While sitting on the ship’s rail of respondents’ “The Sea Perch” at Espiritos Santos, New Hebrides, watching the em-barcation of troops, libelant received a “bump” from one of two seamen engaged in innocent “horseplay” in the passageway behind the railing, lost his balance and fell to the dock, sustaining severe and crippling injuries. His action under the Jones Act, 46 U.S.C.A., § 688, was to recover damages upon the theory of negligence on the part of respondent shipowner.
The evidence fails to support the claim of negligence. Nor does any cited authority extend the doctrine of liability in admiralty to the extreme extent contended for by libelant.

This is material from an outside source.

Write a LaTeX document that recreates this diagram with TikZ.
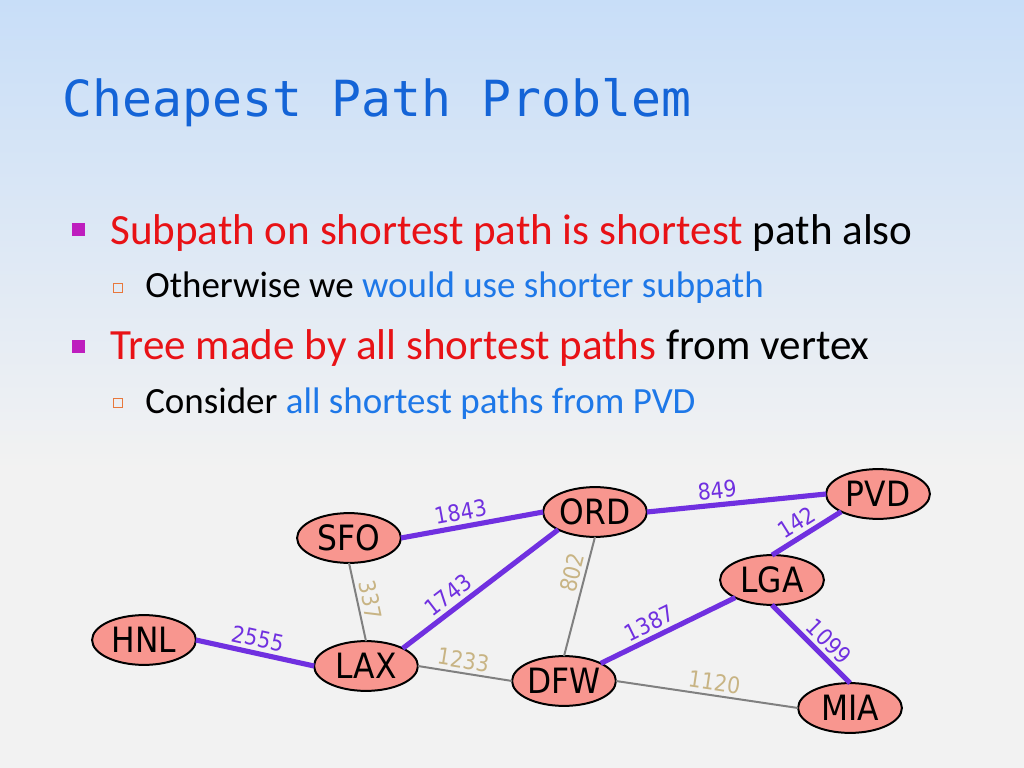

Counsel for libelant eloquently contended, both in oral argument and in the briefs submitted, that the shipowner should have provided some form of supervised play or exercise for the seamen and that its failure to do so had a proximate relation to the unfortunate accident to libelant. But even the most liberal solicitude for the rights and welfare of seamen as wards of the Admiralty cannot provide legal basis for such a contention. Furthermore, the evidence disclosed that the libelant put himself in a most dangerous position on the rail, be*312hind which many soldiers and others were passing in the passageway. Any jostling by any of them, whether engaged in horseplay or not, could have caused the accident to libelant.
There was neither duty nor negligence on the part of respondent.
This case is one of the innumerable of its kind, which shows the need of a compensation statute for seamen and railroad employees. But relief is the function of the lawmakers, not the courts.